Three Orthodox bodies in America are the largest: Russian, Greek, and Antiochian (mostly composed of Arab Christians and those from the Middle East.) The Russian Orthodox were granted independence in 1970, and are now known as the Orthodox Church in America. The Antiochian Orthodox conference in Pittsburgh continues the process of independence for that body. The third group, the Greek Orthodox, have been having the most contentious experience, as laity desiring independence have had bitter clashes with church leaders.

A united American Orthodox Church will be much better able to speak for itself in the American culture, better able to partner with Protestants and Catholics in joint projects, better able to do outreach, evangelize, and serve. If not for the accidents of history, we would have had that united Church a century ago. The Antiochian conference is one more step toward a unity that is long overdue. ~Frederica Matthewes-Green, Christianity Today, July 2004

This is an old article, but the issue is still very current. On the face of it, and in the way that Mrs. Matthewes-Green has presented it, Orthodox jurisdictional unity in America sounds very sensible. It sounds as if sheer chance had derailed the possibility of Orthodox unity in America. Of course, none of us believes in sheer chance, so there may be a message in this experience as well as something to be learned from it other than that “unified jurisdiction is good.” Undoubtedly, the Greek Archdiocesan churches, the Antiochians and the OCA could combine their jurisdictions without much difficulty. They are on the same calendar and each could, to the extent that each parish desires, retain its own language.

That only leaves out several other jurisdictions that cannot, for reasons of important but little-understood (even by most Orthodox) calendrical disagreements and anti-ecumenism, participate in the foreseeable future in the reorganised jurisdiction, including the not insignificant Serbian Orthodox Church and the Russian Orthodox Church Abroad, which is centered in America under His Eminence, Metropolitan Laurus.

There is another, perhaps more compelling reason for not having an American Orthodox Church, suggested to me by my first parish priest.
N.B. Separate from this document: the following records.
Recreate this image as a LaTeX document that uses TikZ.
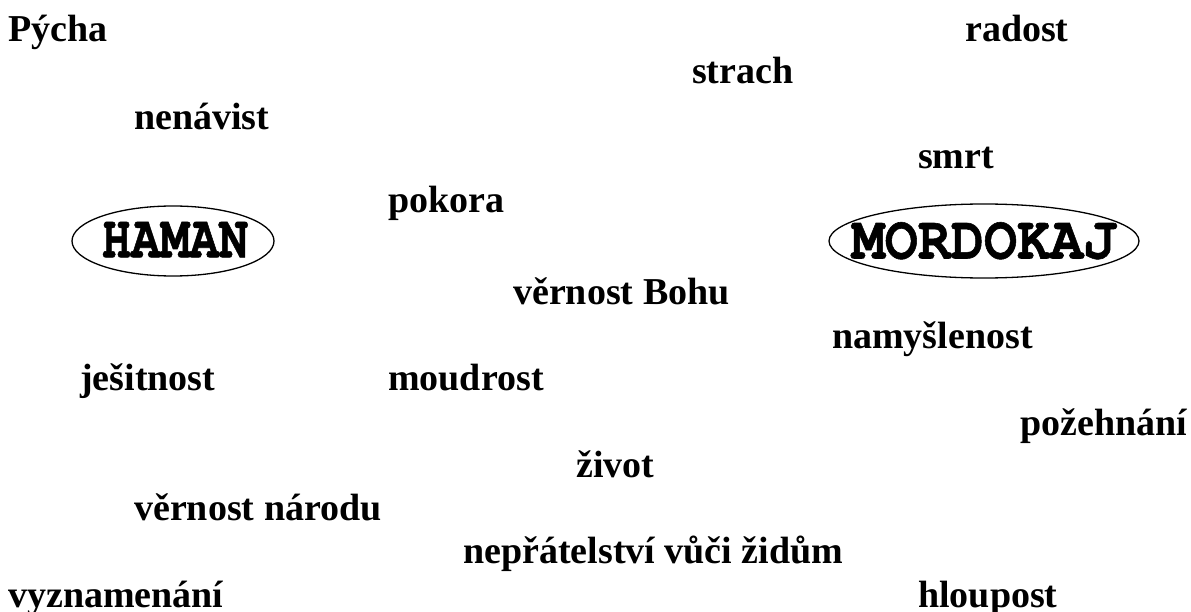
\documentclass[tikz,border=0pt]{standalone}
\usepackage[T1]{fontenc}
\usepackage{fontspec}
\setmainfont{Liberation Serif}
\usetikzlibrary{shapes.geometric}
\newcommand\courb{\fontencoding{T1}\fontfamily{pcr}\fontseries{b}\fontshape{n}\fontsize{53}{53}\selectfont}
\newcommand\heavytext[1]{\special{pdf:literal direct 2 Tr 0.5 w}#1\special{pdf:literal direct 0 Tr}}
\begin{document}
\begin{tikzpicture}[x=1pt,y=-1pt,
  word/.style={anchor=base west, inner sep=0pt, font=\fontsize{38}{40}\selectfont\bfseries},
  person/.style={draw, ellipse, line width=1.3pt, inner sep=0pt},
  pname/.style={inner sep=0pt, font=\courb}]
\useasboundingbox (0,0) rectangle (1191,612);
\node[person, minimum width=202pt, minimum height=70pt] (haman) at (173,241) {};
\node[pname] (hamantext) at ([xshift=2pt]haman.center) {\scalebox{0.92}[1.15]{\heavytext{HAMAN}}};
\node[person, minimum width=310pt, minimum height=74pt] (mordokaj) at (984,241) {};
\node[pname] (mordokajtext) at (mordokaj.center) {\scalebox{1.04}[1.15]{\heavytext{MORDOKAJ}}};
\node[word] (w1) at (8,42) {Pýcha};
\node[word] (w2) at (965,42) {radost};
\node[word] (w3) at (692,84) {strach};
\node[word] (w4) at (134,130) {nenávist};
\node[word] (w5) at (918,169) {smrt};
\node[word] (w6) at (388,213) {pokora};
\node[word] (w7) at (513,305) {věrnost Bohu};
\node[word] (w8) at (832,348) {namyšlenost};
\node[word] (w9) at (80,390) {ješitnost};
\node[word] (w10) at (388,390) {moudrost};
\node[word] (w11) at (1020,435) {požehnání};
\node[word] (w12) at (576,477) {život};
\node[word] (w13) at (134,520) {věrnost národu};
\node[word] (w14) at (463,563) {nepřátelství vůči židům};
\node[word] (w15) at (8,607) {vyznamenání};
\node[word] (w16) at (918,607) {hloupost};
\end{tikzpicture}
\end{document}
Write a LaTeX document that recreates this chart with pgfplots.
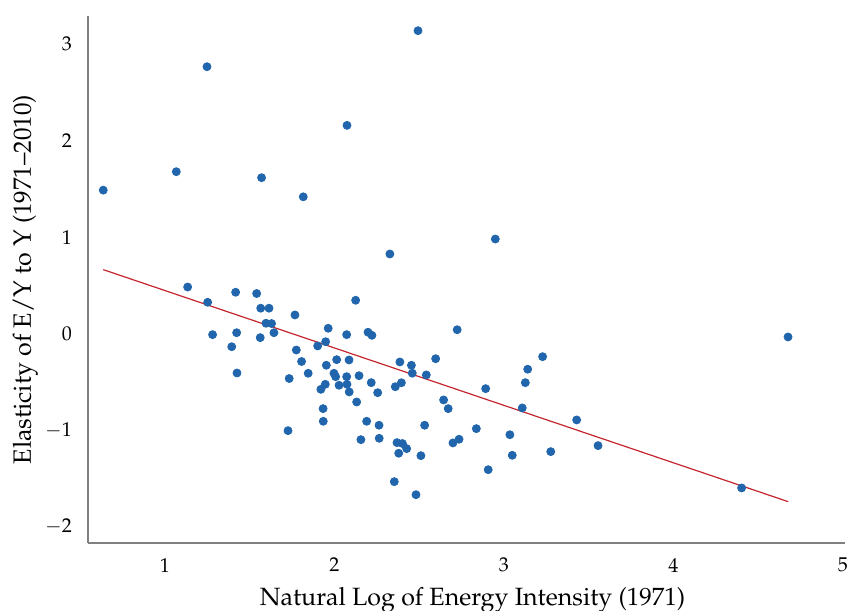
\documentclass[border=0pt]{standalone}
\usepackage[T1]{fontenc}
\usepackage{mathpazo}
\usepackage{pgfplots}
\pgfplotsset{compat=1.18}
\definecolor{dotblue}{RGB}{33,102,172}
\definecolor{fitred}{RGB}{196,38,48}
\definecolor{axgray}{RGB}{128,128,128}
\begin{document}
\begin{tikzpicture}
\path[use as bounding box] (-44pt,-34pt) rectangle (379.5pt,271.5pt);
\begin{axis}[
  scale only axis,
  width=378.5pt, height=263.5pt,
  xmin=0.546, xmax=5.012, ymin=-2.166, ymax=3.29,
  axis x line*=bottom, axis y line*=left,
  axis line style={-, axgray, line width=0.75pt},
  xtick={1,2,3,4,5}, ytick={-2,-1,0,1,2,3},
  major tick length=0pt,
  tick label style={font=\fontsize{10}{12}\selectfont},
  xticklabel style={yshift=-4pt},
  yticklabel style={xshift=-4.5pt},
  xlabel={Natural Log of Energy Intensity (1971)},
  ylabel={Elasticity of E/Y to Y (1971--2010)},
  label style={font=\fontsize{12.5}{14}\selectfont},
  xlabel style={at={(axis description cs:0.5,0)}, anchor=base, yshift=-31pt, xshift=3pt},
  ylabel style={at={([xshift=-21.5pt]axis description cs:0,0.5)}, anchor=south, rotate=0},
  clip=false,
]
\addplot[only marks, mark=*, mark size=2pt, draw=dotblue, fill=dotblue] coordinates {
(0.636,1.487) (1.067,1.678) (1.248,2.765) (1.570,1.616) (1.816,1.418)
(2.074,2.158) (2.493,3.138) (2.327,0.826) (2.949,0.981) (4.676,-0.033)
(4.402,-1.596) (3.555,-1.158) (3.429,-0.892) (3.276,-1.220) (3.228,-0.237)
(3.140,-0.367) (3.126,-0.506) (3.108,-0.768) (3.049,-1.258) (3.035,-1.045)
(2.907,-1.407) (2.892,-0.568) (2.837,-0.982) (2.724,0.042) (2.735,-1.092)
(2.699,-1.130) (2.671,-0.775) (2.644,-0.685) (2.597,-0.258) (2.542,-0.426)
(2.532,-0.947) (2.510,-1.262) (2.481,-1.666) (2.459,-0.408) (2.454,-0.326)
(2.386,-0.292) (2.395,-0.507) (2.359,-0.548) (2.401,-1.136) (2.426,-1.189)
(2.369,-1.127) (2.379,-1.237) (2.353,-1.531)
(1.541,0.417) (1.565,0.265) (1.614,0.265) (1.596,0.109) (1.629,0.106)
(1.643,0.011) (1.562,-0.040) (1.767,0.195) (1.963,0.057) (2.125,0.347)
(2.072,-0.009) (2.198,0.016) (2.221,-0.016) (1.948,-0.082) (1.901,-0.126)
(1.775,-0.168) (1.806,-0.287) (1.845,-0.409) (1.733,-0.463) (1.952,-0.326)
(2.013,-0.268) (2.086,-0.271) (1.997,-0.409) (2.007,-0.444) (2.072,-0.444)
(2.145,-0.434) (2.027,-0.533) (2.074,-0.523) (2.087,-0.602) (1.946,-0.523)
(1.920,-0.575) (2.131,-0.706) (1.933,-0.775) (2.217,-0.506) (2.255,-0.610)
(1.934,-0.906) (1.726,-1.003) (2.190,-0.906) (2.263,-0.947) (2.156,-1.096)
(2.264,-1.082)
(1.134,0.484) (1.252,0.326) (1.417,0.430) (1.281,-0.009) (1.423,0.011)
(1.394,-0.134) (1.425,-0.406)
};
\addplot[fitred, line width=0.6pt] coordinates {(0.636,0.664) (4.677,-1.738)};
\end{axis}
\end{tikzpicture}
\end{document}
He said that there cannot be American Orthodoxy until there are many more American saints. At the moment, there are about a half-dozen. The purpose of having autocephalous or autonomous churches on a national basis is to allow for the spiritual freedom of members of those churches to express their Orthodoxy in a way most suitable to evangelising their people, language and culture. Then it may become a vessel for preserving the transformed and Christianised people’s heritage. What would an American Orthodox Church be able to do in this regard that the existing jurisdictions cannot do?
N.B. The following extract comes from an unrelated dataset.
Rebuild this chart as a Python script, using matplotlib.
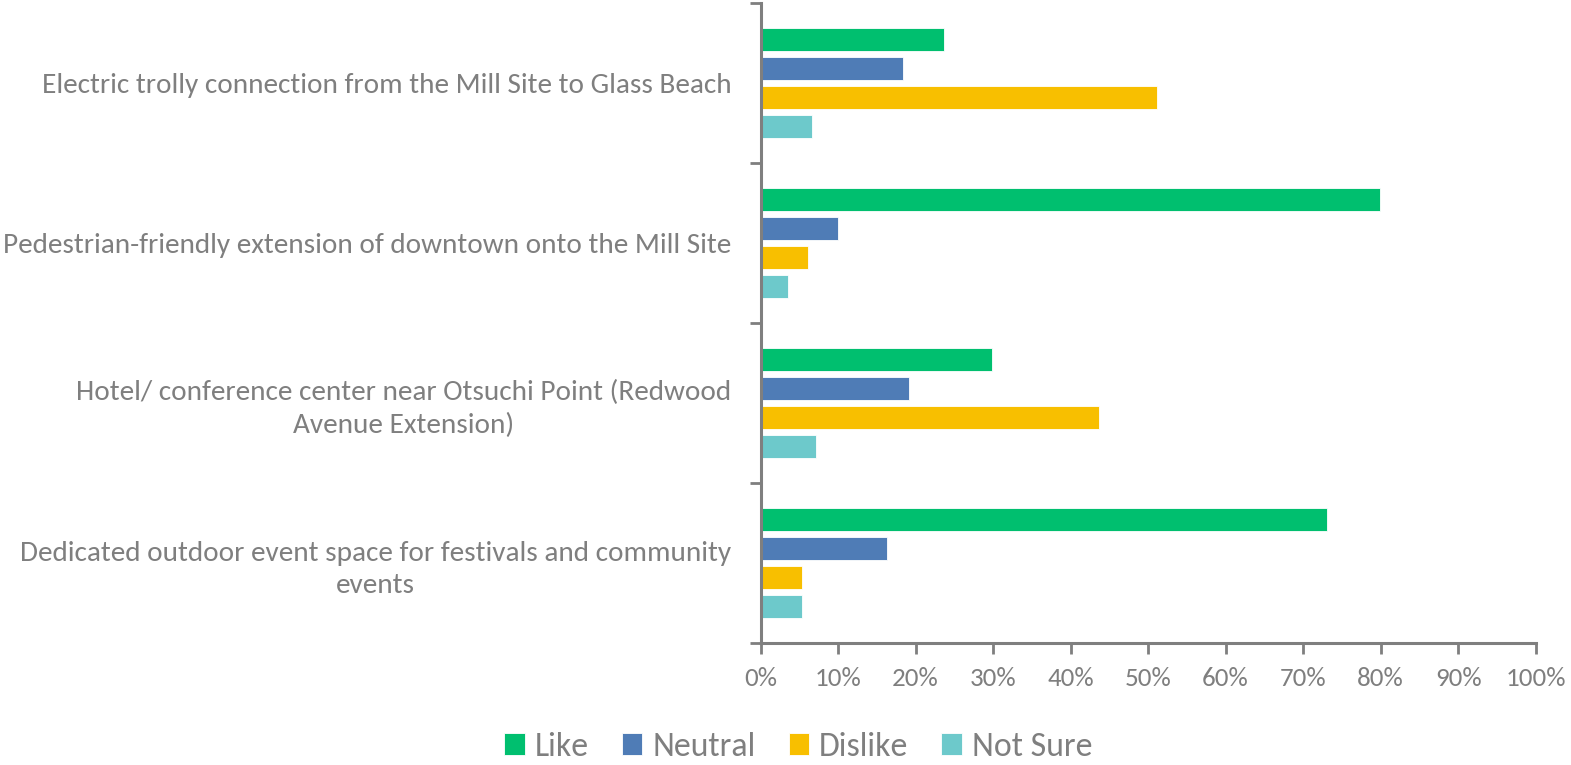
import matplotlib
matplotlib.use("Agg")
import matplotlib.pyplot as plt
import numpy as np

categories = [
    "Electric trolly connection from the Mill Site to Glass Beach",
    "Pedestrian-friendly extension of downtown onto the Mill Site",
    "Hotel/ conference center near Otsuchi Point (Redwood\nAvenue Extension)",
    "Dedicated outdoor event space for festivals and community\nevents",
]
series = ["Like", "Neutral", "Dislike", "Not Sure"]
like = [23.7, 79.9, 29.8, 73.1]
neutral = [18.4, 10.0, 19.2, 16.3]
dislike = [51.2, 6.1, 43.7, 5.3]
not_sure = [6.6, 3.6, 7.2, 5.3]
colors = ["#00BF6F", "#4F7CB6", "#F8BF00", "#6DC9CB"]
xticks = [0, 10, 20, 30, 40, 50, 60, 70, 80, 90, 100]

FONT = ["Carlito", "Liberation Sans", "DejaVu Sans"]
GRAY = "#7F7F7F"

fig = plt.figure(figsize=(15.71, 7.65), dpi=100)
ax = fig.add_axes([760.5 / 1571, 1 - 643 / 765, (1535.7 - 760.5) / 1571, (643 - 3) / 765])

centers = np.arange(len(categories)) + 0.5
pitch = 0.181
height = 0.144
data = [like, neutral, dislike, not_sure]
for i, (name, vals, c) in enumerate(zip(series, data, colors)):
    off = (i - 1.5) * pitch
    ax.barh(centers + off, vals, height=height, color=c, label=name,
            edgecolor="white", linewidth=0.6)

ax.set_xlim(0, 100)
ax.set_ylim(len(categories), 0)
ax.set_xticks(xticks)
ax.set_xticklabels([f"{t}%" for t in xticks], family=FONT, fontsize=19, color=GRAY)
ax.set_yticks(np.arange(len(categories) + 1))
ax.set_yticklabels([])
ax.set_yticks(centers, minor=True)
ax.set_yticklabels(categories, minor=True, family=FONT, fontsize=22, color=GRAY)
for lab in ax.get_yticklabels(minor=True):
    lab.set_multialignment("center")
    lab.set_linespacing(1.38)

ax.tick_params(axis="y", which="major", length=8, width=2, color=GRAY, direction="out")
ax.tick_params(axis="y", which="minor", length=0, pad=21)
ax.tick_params(axis="x", which="major", length=8, width=2, color=GRAY, direction="out", pad=9)

for s in ["top", "right"]:
    ax.spines[s].set_visible(False)
for s in ["left", "bottom"]:
    ax.spines[s].set_color(GRAY)
    ax.spines[s].set_linewidth(2.2)

handles, labels = ax.get_legend_handles_labels()
leg = fig.legend(handles, labels, loc="center", bbox_to_anchor=(798.3 / 1571, 1 - 747 / 765),
                 ncol=4, frameon=False, prop={"family": FONT, "size": 24.3},
                 handlelength=0.6, handleheight=0.6, handletextpad=0.3,
                 columnspacing=0.98, borderpad=0, borderaxespad=0)
for t in leg.get_texts():
    t.set_color(GRAY)

# fit font sizes to the reference text widths
fig.canvas.draw()
r = fig.canvas.get_renderer()
cl = ax.get_yticklabels(minor=True)
w = cl[0].get_window_extent(r).width
cs = 22 * 688.0 / w
for lab in cl:
    lab.set_fontsize(cs)
xl = ax.get_xticklabels()
w = xl[-1].get_window_extent(r).width
xs = 19 * 60.0 / w
for lab in xl:
    lab.set_fontsize(xs)

fig.savefig("out.png", dpi=100)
Have the unifiers considered the detrimental effects, perhaps even scandal, that might result among our Orthodox brethren in the rest of the Americas in our identifying the jurisdictions to which they have belonged with America, by which we mean here the United States? Ironically, though quite unintended by the unifiers, I can easily see how this specifically American attempt to overcome the “problems” of ethnic jurisdictional division will reinject the problem of American nationalism into the life of the Church as a whole.
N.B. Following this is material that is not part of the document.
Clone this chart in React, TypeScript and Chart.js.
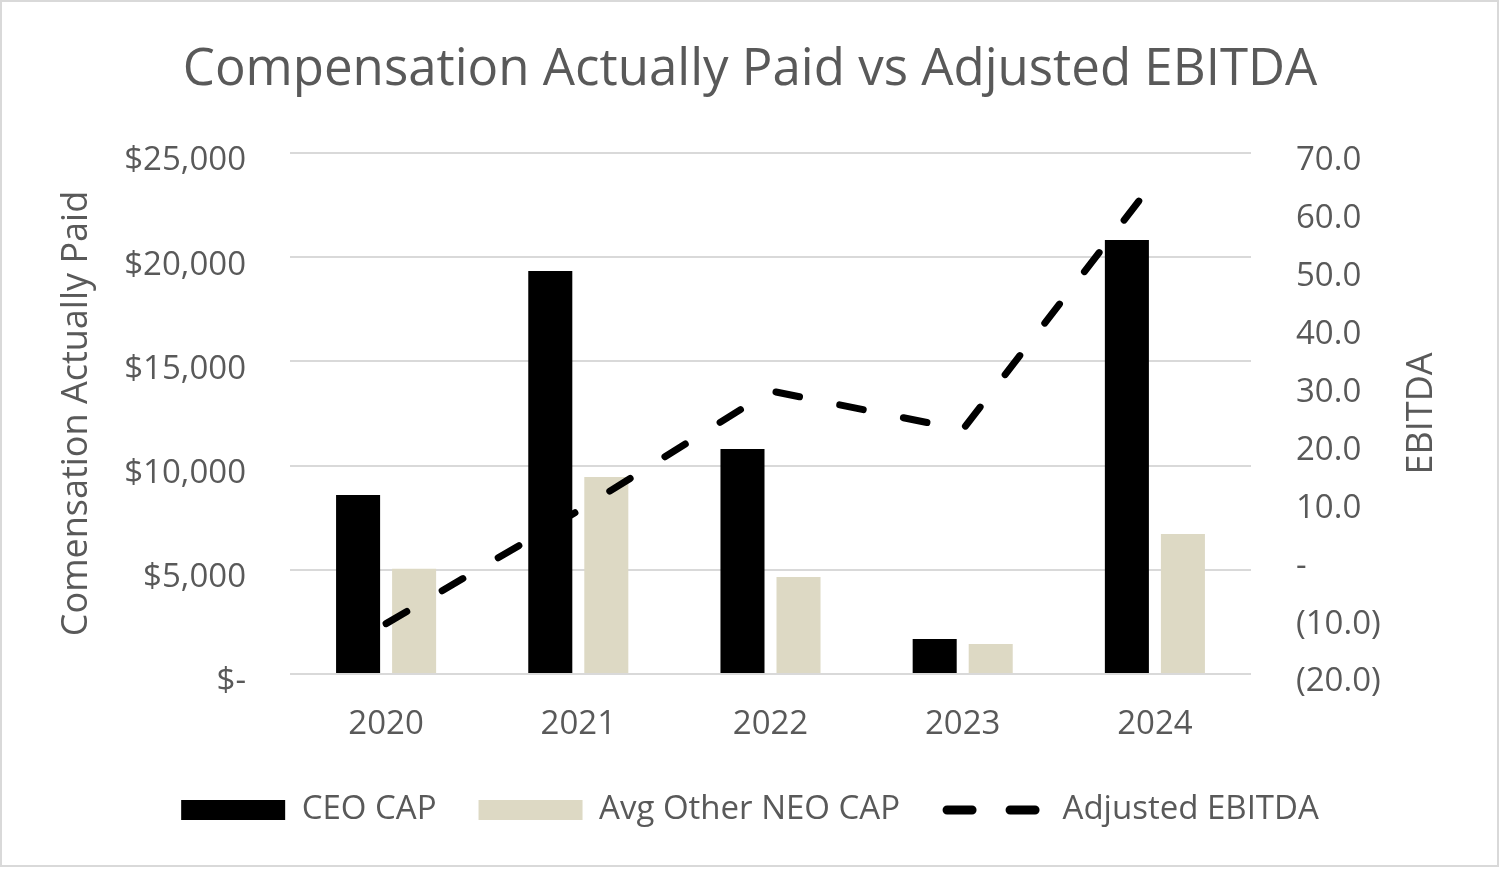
import React, { useEffect, useRef } from 'react';
import { Chart, registerables } from 'chart.js';

Chart.register(...registerables);

const years = ['2020', '2021', '2022', '2023', '2024'];
const ceoCap = [8590, 19340, 10800, 1680, 20830];
const neoCap = [5050, 9450, 4650, 1440, 6720];
const adjEbitda = [-11.3, 8.2, 28.9, 22.2, 65.3];

const leftTitle = 'Comensation Actually Paid';
const rightTitle = 'EBITDA';
const chartTitle = 'Compensation Actually Paid vs Adjusted EBITDA';
const seriesNames = ['CEO CAP', 'Avg Other NEO CAP', 'Adjusted EBITDA'];

const FONT = '"Open Sans", "DejaVu Sans", sans-serif';
const TEXT = '#595959';
const GRID = '#D9D9D9';

const framePlugin = {
  id: 'frame',
  beforeDraw(chart: any) {
    const { ctx, width, height } = chart;
    ctx.save();
    ctx.fillStyle = '#ffffff';
    ctx.fillRect(0, 0, width, height);
    ctx.restore();
  },
  afterDraw(chart: any) {
    const { ctx, chartArea } = chart;
    ctx.save();
    ctx.strokeStyle = GRID;
    ctx.lineWidth = 2;
    ctx.strokeRect(1, 1, 1497, 865);
    ctx.translate(1422, (chartArea.top + chartArea.bottom) / 2);
    ctx.rotate(-Math.PI / 2);
    ctx.font = `36px ${FONT}`;
    ctx.fillStyle = TEXT;
    ctx.textAlign = 'center';
    ctx.textBaseline = 'middle';
    ctx.fillText(rightTitle, 0, 0);
    ctx.restore();
  },
};

export default function App() {
  const ref = useRef<HTMLCanvasElement>(null);

  useEffect(() => {
    document.body.style.margin = '0';
    const canvas = ref.current;
    if (!canvas) return;
    Chart.defaults.font.family = FONT;
    Chart.defaults.color = TEXT;

    const chart = new Chart(canvas, {
      type: 'bar',
      data: {
        labels: years,
        datasets: [
          {
            type: 'bar',
            label: seriesNames[0],
            data: ceoCap,
            backgroundColor: '#000000',
            borderWidth: 0,
            categoryPercentage: 0.583,
            barPercentage: 0.786,
            yAxisID: 'y',
            order: 1,
          },
          {
            type: 'bar',
            label: seriesNames[1],
            data: neoCap,
            backgroundColor: '#DDD9C4',
            borderWidth: 0,
            categoryPercentage: 0.583,
            barPercentage: 0.786,
            yAxisID: 'y',
            order: 1,
          },
          {
            type: 'line',
            label: seriesNames[2],
            data: adjEbitda,
            borderColor: '#000000',
            backgroundColor: '#000000',
            borderWidth: 7,
            borderDash: [24, 41],
            borderCapStyle: 'round',
            borderJoinStyle: 'round',
            pointRadius: 0,
            tension: 0,
            fill: false,
            yAxisID: 'y1',
            order: 0,
          } as any,
        ],
      },
      options: {
        responsive: false,
        animation: false,
        devicePixelRatio: 1,
        layout: { padding: { left: 0, right: 0, top: 0, bottom: 32.5 } },
        plugins: {
          title: {
            display: true,
            text: chartTitle,
            color: TEXT,
            font: { size: 51, weight: 'normal', family: FONT },
            padding: { top: 40, bottom: 51.8 },
          },
          legend: {
            position: 'bottom',
            labels: {
              color: TEXT,
              font: { size: 33, family: FONT },
              usePointStyle: true,
              pointStyleWidth: 104,
              boxHeight: 20,
              padding: 42,
              sort: (a: any, b: any) => a.datasetIndex - b.datasetIndex,
              generateLabels: (chart: any) => {
                const items = Chart.defaults.plugins.legend.labels.generateLabels(chart);
                return items.map((it: any) => {
                  if (it.datasetIndex === 2) {
                    return {
                      ...it,
                      pointStyle: 'line',
                      lineWidth: 9,
                      lineDash: [25, 38],
                      lineDashOffset: 58,
                      lineCap: 'round',
                      strokeStyle: '#000000',
                    };
                  }
                  return { ...it, pointStyle: 'rect', lineWidth: 0 };
                });
              },
            },
          },
          tooltip: { enabled: false },
        },
        scales: {
          x: {
            grid: { display: false },
            border: { display: false },
            ticks: { color: TEXT, font: { size: 33 }, padding: 23 },
            afterFit: (s: any) => {
              s.height = 77.5;
            },
          },
          y: {
            position: 'left',
            min: 0,
            max: 25000,
            grid: { color: GRID, lineWidth: 2, drawTicks: false },
            border: { display: false },
            ticks: {
              stepSize: 5000,
              color: TEXT,
              font: { size: 33 },
              padding: 44,
              labelOffset: 8,
              callback: (v: any) => (v === 0 ? '$-' : '$' + Number(v).toLocaleString('en-US')),
            },
            title: {
              display: true,
              text: leftTitle,
              color: TEXT,
              font: { size: 36, family: FONT },
              padding: { top: 55, bottom: 0 },
            },
            afterFit: (s: any) => {
              s.width = 290;
            },
          },
          y1: {
            position: 'right',
            min: -20,
            max: 70,
            grid: { display: false, drawTicks: false },
            border: { display: false },
            ticks: {
              stepSize: 10,
              color: TEXT,
              font: { size: 33 },
              padding: 45,
              labelOffset: 8,
              callback: (v: any) => {
                const n = Number(v);
                if (n === 0) return '-';
                if (n < 0) return `(${Math.abs(n).toFixed(1)})`;
                return n.toFixed(1);
              },
            },
            afterFit: (s: any) => {
              s.width = 249;
            },
          },
        },
      },
      plugins: [framePlugin],
    });

    return () => chart.destroy();
  }, []);

  return (
    <div style={{ width: 1500, height: 869, position: 'relative' }}>
      <canvas ref={ref} width={1500} height={869} style={{ display: 'block' }} />
    </div>
  );
}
Several jurisdictions coexisting do not have to be at odds with one another, and it could be that the challenge set before Orthodox in America is to realise genuine spiritual and practical unity without resorting to the more mechanical means of a single hierarchy, at least as a temporary means to overcome the real barriers among the Orthodox here and everywhere in the world. Until the larger problems afflicting the entire Orthodox world are resolved, however, there will be many Orthodox in America who could not participate in such an American Orthodox Church, and it would be a mistake to create it without the consensus of all Orthodox bishops in America.